RECORDED INFORMATION =>
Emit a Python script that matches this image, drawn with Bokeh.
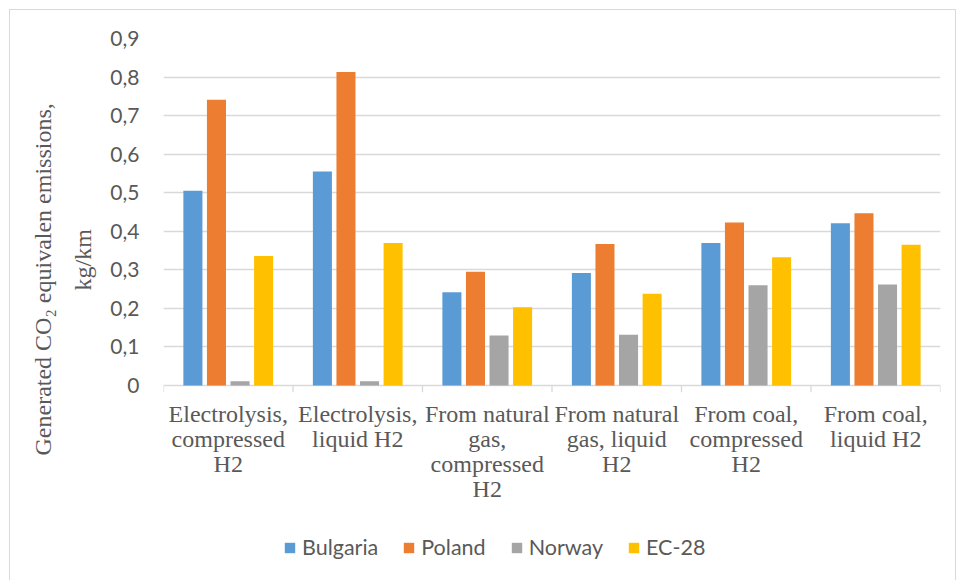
from bokeh.embed import file_html
from bokeh.resources import INLINE
from bokeh.plotting import figure
from bokeh.layouts import column
from bokeh.models import (ColumnDataSource, FactorRange, FixedTicker, CustomJSTickFormatter,
                          Title, Legend, LegendItem)
from bokeh.transform import dodge

# Hydrogen production routes (line breaks as shown under the axis)
categories = [
    "Electrolysis,\ncompressed\nH2",
    "Electrolysis,\nliquid H2",
    "From natural\ngas,\ncompressed\nH2",
    "From natural\ngas, liquid\nH2",
    "From coal,\ncompressed\nH2",
    "From coal,\nliquid H2",
]

# Generated CO2 equivalent emissions, kg/km
bulgaria = [0.505, 0.555, 0.242, 0.292, 0.370, 0.421]
poland = [0.741, 0.813, 0.295, 0.367, 0.423, 0.447]
norway = [0.011, 0.011, 0.130, 0.132, 0.260, 0.262]
ec28 = [0.336, 0.370, 0.203, 0.238, 0.333, 0.365]

series_names = ["Bulgaria", "Poland", "Norway", "EC-28"]
series_colors = ["#5B9BD5", "#ED7D31", "#A5A5A5", "#FFC000"]

y_ticks = [0, 0.1, 0.2, 0.3, 0.4, 0.5, 0.6, 0.7, 0.8, 0.9]

source = ColumnDataSource(data={
    "category": categories,
    "Bulgaria": bulgaria,
    "Poland": poland,
    "Norway": norway,
    "EC-28": ec28,
})

TEXT = "#595959"
GRID = "#d9d9d9"

p = figure(
    x_range=FactorRange(factors=categories),
    y_range=(-0.018, 0.9),
    frame_width=777, frame_height=354,
    output_backend="svg", toolbar_location=None,
    min_border_left=153, min_border_right=15,
    min_border_top=28, min_border_bottom=138,
)
p.outline_line_color = None
p.background_fill_color = "white"
p.border_fill_color = "white"

# grouped bars
offsets = [-0.273, -0.091, 0.091, 0.273]
for name, color, off in zip(series_names, series_colors, offsets):
    p.vbar(x=dodge("category", off, range=p.x_range), top=name, width=0.147,
           source=source, fill_color=color, line_color=None)

# category separator ticks below the zero line
edge_left = ColumnDataSource(data={"category": categories})
p.segment(x0=dodge("category", -0.5, range=p.x_range), x1=dodge("category", -0.5, range=p.x_range),
          y0=0, y1=-0.018, source=edge_left, line_color=GRID, line_width=1.3)
edge_right = ColumnDataSource(data={"category": [categories[-1]]})
p.segment(x0=dodge("category", 0.5, range=p.x_range), x1=dodge("category", 0.5, range=p.x_range),
          y0=0, y1=-0.018, source=edge_right, line_color=GRID, line_width=1.3)

# y axis
p.yaxis.ticker = FixedTicker(ticks=y_ticks)
p.yaxis.formatter = CustomJSTickFormatter(
    code="return tick == 0 ? '0' : tick.toFixed(1).replace('.', ',');")
p.yaxis.axis_line_color = None
p.yaxis.major_tick_line_color = None
p.yaxis.minor_tick_line_color = None
p.yaxis.major_tick_out = 0
p.yaxis.major_tick_in = 0
p.yaxis.major_label_standoff = 24
p.yaxis.major_label_text_font = "Lato"
p.yaxis.major_label_text_font_size = "21px"
p.yaxis.major_label_text_color = TEXT

p.ygrid.ticker = FixedTicker(ticks=y_ticks)
p.ygrid.grid_line_color = GRID
p.ygrid.grid_line_width = 1.3
p.xgrid.grid_line_color = None

# x axis
p.xaxis.axis_line_color = None
p.xaxis.major_tick_line_color = None
p.xaxis.major_tick_out = 0
p.xaxis.major_tick_in = 0
p.xaxis.major_label_standoff = 8
p.xaxis.major_label_orientation = "horizontal"
p.xaxis.major_label_text_font = "Liberation Serif"
p.xaxis.major_label_text_font_size = "24px"
p.xaxis.major_label_text_color = TEXT
p.xaxis.major_label_text_line_height = 0.97

# y axis title, two centred lines
p.add_layout(Title(text="kg/km", align="left", offset=102, standoff=24,
                   text_font="Liberation Serif", text_font_size="24px",
                   text_font_style="normal", text_color=TEXT), "left")
p.add_layout(Title(text="Generated CO\u2082 equivalen emissions,", align="left", offset=-63,
                   standoff=0, text_font="Liberation Serif", text_font_size="24px",
                   text_font_style="normal", text_color=TEXT), "left")

# legend strip under the chart
key = figure(width=945, height=50, x_range=(0, 1), y_range=(0, 1),
             x_axis_type=None, y_axis_type=None,
             output_backend="svg", toolbar_location=None,
             min_border=0, min_border_left=0, min_border_right=0,
             min_border_top=0, min_border_bottom=0)
key.outline_line_color = None
key.grid.grid_line_color = None
key.border_fill_color = "white"

# hidden copies of the series supply the legend swatches
items = []
for name, color in zip(series_names, series_colors):
    r = key.vbar(x=0.5, top=name, width=0.1, source=source,
                 fill_color=color, line_color=None, visible=False)
    items.append(LegendItem(label=name, renderers=[r]))

lg = Legend(items=items, orientation="horizontal", location=(120, 20),
            background_fill_color=None, border_line_color=None,
            inactive_fill_alpha=0,
            padding=0, margin=0, spacing=24,
            glyph_width=13, glyph_height=13, label_standoff=6,
            label_text_font="Lato", label_text_font_size="21.5px",
            label_text_color=TEXT)
key.add_layout(lg, "center")

page = column(p, key, spacing=0)
# thin chart border, open at the bottom
page.styles = {
    "margin-left": "9px", "margin-top": "9px",
    "border-left": "1px solid #d9d9d9",
    "border-top": "1px solid #d9d9d9",
    "border-right": "1px solid #d9d9d9",
}

open("out.html", "w").write(file_html(page, INLINE))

TO BE DONE =>
Are you able to set down all the lines above exactly, without any pictures?

SOLUTION TO THE PROBLEM =>
Emit a Python script that matches this image, drawn with Bokeh.
from bokeh.embed import file_html
from bokeh.resources import INLINE
from bokeh.plotting import figure
from bokeh.layouts import column
from bokeh.models import (ColumnDataSource, FactorRange, FixedTicker, CustomJSTickFormatter,
                          Title, Legend, LegendItem)
from bokeh.transform import dodge

# Hydrogen production routes (line breaks as shown under the axis)
categories = [
    "Electrolysis,\ncompressed\nH2",
    "Electrolysis,\nliquid H2",
    "From natural\ngas,\ncompressed\nH2",
    "From natural\ngas, liquid\nH2",
    "From coal,\ncompressed\nH2",
    "From coal,\nliquid H2",
]

# Generated CO2 equivalent emissions, kg/km
bulgaria = [0.505, 0.555, 0.242, 0.292, 0.370, 0.421]
poland = [0.741, 0.813, 0.295, 0.367, 0.423, 0.447]
norway = [0.011, 0.011, 0.130, 0.132, 0.260, 0.262]
ec28 = [0.336, 0.370, 0.203, 0.238, 0.333, 0.365]

series_names = ["Bulgaria", "Poland", "Norway", "EC-28"]
series_colors = ["#5B9BD5", "#ED7D31", "#A5A5A5", "#FFC000"]

y_ticks = [0, 0.1, 0.2, 0.3, 0.4, 0.5, 0.6, 0.7, 0.8, 0.9]

source = ColumnDataSource(data={
    "category": categories,
    "Bulgaria": bulgaria,
    "Poland": poland,
    "Norway": norway,
    "EC-28": ec28,
})

TEXT = "#595959"
GRID = "#d9d9d9"

p = figure(
    x_range=FactorRange(factors=categories),
    y_range=(-0.018, 0.9),
    frame_width=777, frame_height=354,
    output_backend="svg", toolbar_location=None,
    min_border_left=153, min_border_right=15,
    min_border_top=28, min_border_bottom=138,
)
p.outline_line_color = None
p.background_fill_color = "white"
p.border_fill_color = "white"

# grouped bars
offsets = [-0.273, -0.091, 0.091, 0.273]
for name, color, off in zip(series_names, series_colors, offsets):
    p.vbar(x=dodge("category", off, range=p.x_range), top=name, width=0.147,
           source=source, fill_color=color, line_color=None)

# category separator ticks below the zero line
edge_left = ColumnDataSource(data={"category": categories})
p.segment(x0=dodge("category", -0.5, range=p.x_range), x1=dodge("category", -0.5, range=p.x_range),
          y0=0, y1=-0.018, source=edge_left, line_color=GRID, line_width=1.3)
edge_right = ColumnDataSource(data={"category": [categories[-1]]})
p.segment(x0=dodge("category", 0.5, range=p.x_range), x1=dodge("category", 0.5, range=p.x_range),
          y0=0, y1=-0.018, source=edge_right, line_color=GRID, line_width=1.3)

# y axis
p.yaxis.ticker = FixedTicker(ticks=y_ticks)
p.yaxis.formatter = CustomJSTickFormatter(
    code="return tick == 0 ? '0' : tick.toFixed(1).replace('.', ',');")
p.yaxis.axis_line_color = None
p.yaxis.major_tick_line_color = None
p.yaxis.minor_tick_line_color = None
p.yaxis.major_tick_out = 0
p.yaxis.major_tick_in = 0
p.yaxis.major_label_standoff = 24
p.yaxis.major_label_text_font = "Lato"
p.yaxis.major_label_text_font_size = "21px"
p.yaxis.major_label_text_color = TEXT

p.ygrid.ticker = FixedTicker(ticks=y_ticks)
p.ygrid.grid_line_color = GRID
p.ygrid.grid_line_width = 1.3
p.xgrid.grid_line_color = None

# x axis
p.xaxis.axis_line_color = None
p.xaxis.major_tick_line_color = None
p.xaxis.major_tick_out = 0
p.xaxis.major_tick_in = 0
p.xaxis.major_label_standoff = 8
p.xaxis.major_label_orientation = "horizontal"
p.xaxis.major_label_text_font = "Liberation Serif"
p.xaxis.major_label_text_font_size = "24px"
p.xaxis.major_label_text_color = TEXT
p.xaxis.major_label_text_line_height = 0.97

# y axis title, two centred lines
p.add_layout(Title(text="kg/km", align="left", offset=102, standoff=24,
                   text_font="Liberation Serif", text_font_size="24px",
                   text_font_style="normal", text_color=TEXT), "left")
p.add_layout(Title(text="Generated CO\u2082 equivalen emissions,", align="left", offset=-63,
                   standoff=0, text_font="Liberation Serif", text_font_size="24px",
                   text_font_style="normal", text_color=TEXT), "left")

# legend strip under the chart
key = figure(width=945, height=50, x_range=(0, 1), y_range=(0, 1),
             x_axis_type=None, y_axis_type=None,
             output_backend="svg", toolbar_location=None,
             min_border=0, min_border_left=0, min_border_right=0,
             min_border_top=0, min_border_bottom=0)
key.outline_line_color = None
key.grid.grid_line_color = None
key.border_fill_color = "white"

# hidden copies of the series supply the legend swatches
items = []
for name, color in zip(series_names, series_colors):
    r = key.vbar(x=0.5, top=name, width=0.1, source=source,
                 fill_color=color, line_color=None, visible=False)
    items.append(LegendItem(label=name, renderers=[r]))

lg = Legend(items=items, orientation="horizontal", location=(120, 20),
            background_fill_color=None, border_line_color=None,
            inactive_fill_alpha=0,
            padding=0, margin=0, spacing=24,
            glyph_width=13, glyph_height=13, label_standoff=6,
            label_text_font="Lato", label_text_font_size="21.5px",
            label_text_color=TEXT)
key.add_layout(lg, "center")

page = column(p, key, spacing=0)
# thin chart border, open at the bottom
page.styles = {
    "margin-left": "9px", "margin-top": "9px",
    "border-left": "1px solid #d9d9d9",
    "border-top": "1px solid #d9d9d9",
    "border-right": "1px solid #d9d9d9",
}

open("out.html", "w").write(file_html(page, INLINE))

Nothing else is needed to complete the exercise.